### [What this task involves]
Take the lines from the beginning of the material through the line containing "import * as" and retype them exactly, leaving the pictures out.

-- Start of Available data --

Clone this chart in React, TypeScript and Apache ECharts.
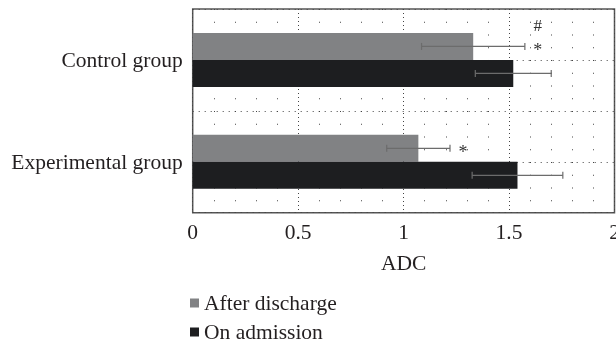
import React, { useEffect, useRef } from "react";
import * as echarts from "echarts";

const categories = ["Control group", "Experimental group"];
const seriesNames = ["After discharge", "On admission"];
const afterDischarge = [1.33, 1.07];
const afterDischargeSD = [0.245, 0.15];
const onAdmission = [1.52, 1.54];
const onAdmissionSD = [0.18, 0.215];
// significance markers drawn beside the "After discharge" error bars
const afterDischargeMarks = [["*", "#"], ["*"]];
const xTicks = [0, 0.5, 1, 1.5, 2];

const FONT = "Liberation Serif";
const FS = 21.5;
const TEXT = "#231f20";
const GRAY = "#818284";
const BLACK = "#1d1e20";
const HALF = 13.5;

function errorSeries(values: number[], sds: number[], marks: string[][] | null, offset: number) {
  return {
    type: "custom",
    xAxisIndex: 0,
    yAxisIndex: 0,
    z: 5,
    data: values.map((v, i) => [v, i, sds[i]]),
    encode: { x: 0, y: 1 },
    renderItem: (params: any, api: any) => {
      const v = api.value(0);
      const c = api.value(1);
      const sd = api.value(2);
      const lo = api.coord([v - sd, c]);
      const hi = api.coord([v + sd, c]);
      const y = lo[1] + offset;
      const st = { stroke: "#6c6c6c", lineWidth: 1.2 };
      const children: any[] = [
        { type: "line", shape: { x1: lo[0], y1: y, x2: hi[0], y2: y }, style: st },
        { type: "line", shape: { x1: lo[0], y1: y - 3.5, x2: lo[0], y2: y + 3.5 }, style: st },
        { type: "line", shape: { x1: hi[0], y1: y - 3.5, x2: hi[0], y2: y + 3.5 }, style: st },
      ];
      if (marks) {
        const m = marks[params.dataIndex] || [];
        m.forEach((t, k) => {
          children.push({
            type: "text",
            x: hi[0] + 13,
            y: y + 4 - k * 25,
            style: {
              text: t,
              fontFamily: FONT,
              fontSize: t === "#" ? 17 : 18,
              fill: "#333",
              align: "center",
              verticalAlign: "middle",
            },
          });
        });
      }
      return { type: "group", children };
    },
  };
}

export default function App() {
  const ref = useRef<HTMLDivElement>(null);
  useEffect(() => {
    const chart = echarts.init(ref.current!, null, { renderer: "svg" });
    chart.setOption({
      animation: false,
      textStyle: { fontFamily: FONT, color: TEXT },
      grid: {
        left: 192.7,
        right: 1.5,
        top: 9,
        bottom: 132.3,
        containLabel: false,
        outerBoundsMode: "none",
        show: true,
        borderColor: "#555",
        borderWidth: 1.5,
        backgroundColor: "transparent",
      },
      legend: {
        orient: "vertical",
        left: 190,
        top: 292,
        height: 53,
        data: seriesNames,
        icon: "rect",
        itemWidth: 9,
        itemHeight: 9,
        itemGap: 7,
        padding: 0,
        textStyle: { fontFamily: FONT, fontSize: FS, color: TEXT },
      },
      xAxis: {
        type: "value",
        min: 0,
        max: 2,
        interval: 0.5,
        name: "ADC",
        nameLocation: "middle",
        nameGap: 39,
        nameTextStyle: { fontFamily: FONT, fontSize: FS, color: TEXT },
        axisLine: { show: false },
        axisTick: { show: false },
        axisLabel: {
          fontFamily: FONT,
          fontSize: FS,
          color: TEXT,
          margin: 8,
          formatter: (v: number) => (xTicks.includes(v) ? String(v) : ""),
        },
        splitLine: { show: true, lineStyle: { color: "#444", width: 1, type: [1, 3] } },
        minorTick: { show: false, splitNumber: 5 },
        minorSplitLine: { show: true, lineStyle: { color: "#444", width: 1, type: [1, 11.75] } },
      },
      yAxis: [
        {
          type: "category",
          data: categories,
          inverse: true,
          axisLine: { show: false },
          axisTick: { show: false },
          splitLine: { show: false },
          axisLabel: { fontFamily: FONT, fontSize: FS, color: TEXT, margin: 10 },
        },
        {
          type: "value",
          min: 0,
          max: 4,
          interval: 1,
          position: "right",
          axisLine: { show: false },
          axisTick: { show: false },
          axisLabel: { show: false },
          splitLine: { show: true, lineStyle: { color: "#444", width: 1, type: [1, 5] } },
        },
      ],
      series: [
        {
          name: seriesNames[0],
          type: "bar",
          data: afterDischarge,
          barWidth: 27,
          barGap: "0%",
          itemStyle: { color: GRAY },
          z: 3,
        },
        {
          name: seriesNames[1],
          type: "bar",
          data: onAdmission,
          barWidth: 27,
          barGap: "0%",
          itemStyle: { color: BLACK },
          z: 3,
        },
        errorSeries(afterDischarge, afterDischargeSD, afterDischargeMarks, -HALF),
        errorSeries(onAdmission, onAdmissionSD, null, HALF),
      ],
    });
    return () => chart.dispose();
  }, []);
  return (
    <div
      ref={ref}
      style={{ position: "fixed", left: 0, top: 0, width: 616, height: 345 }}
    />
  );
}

-- End of Available data --

### [Result of this exercise]
Clone this chart in React, TypeScript and Apache ECharts.
import React, { useEffect, useRef } from "react";
import * as echarts from "echarts";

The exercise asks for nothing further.